Memperingati kelahiran Sokarno, secara sempit, kita bisa memaknai kembali sekaligus mengembalikan kesadaran untuk berefleksi dan mengambil hikmah dari Sang Putra Fajar secara personal dengan meneladani sikap dan prilaku positifnya berupa patriotisme, egalitarianisme, anti kolonialisme dan anti elitisme. Kualitas Sokarno secara pribadi penting kita apresiasi untuk memacu semangat generasi muda memberikan kontribusi bagi bangsanya, seperti Soekarno yang juga mengabdikan dirinya demi Indonesia yang amat dicintainya.

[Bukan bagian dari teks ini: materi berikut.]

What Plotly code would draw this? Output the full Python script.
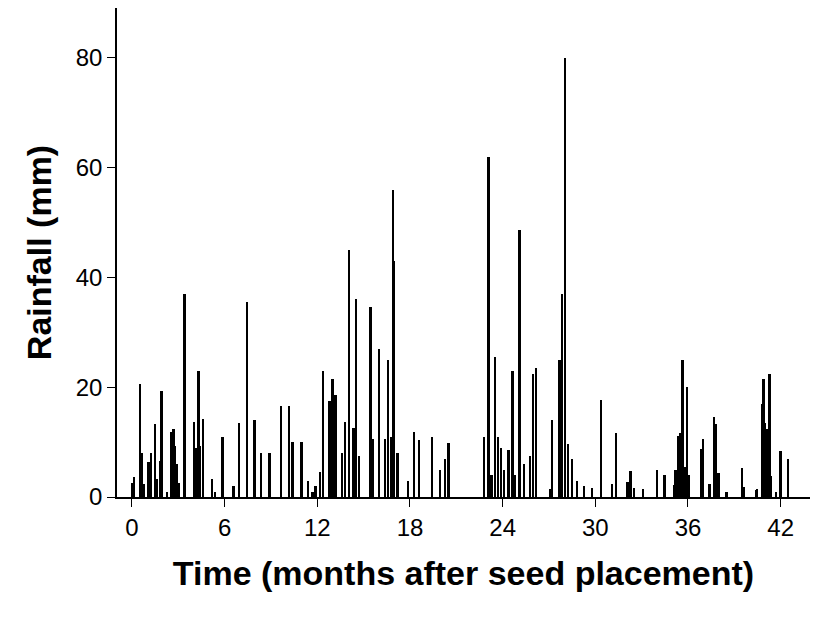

Namuan lebih dari itu, secara luas, momentum kelahiran figur sentral dalam perpolitikan awal Indonesia ini juga bisa dimaknai sebagai medium gerilya melawan amnesia sejarah. Yakni kesadaran terhadap sejarah Indonesia secara umum yang dibingkai dalam peta pertarungan melawan penjajah, karena Indonesia memang negara terjajah yang harus terlebih dahulu berdarah-darah membebaskan dirinya. Spirit itulah yang harus dimilik oleh bangsa Indonesia kini demi kuatnya civil society.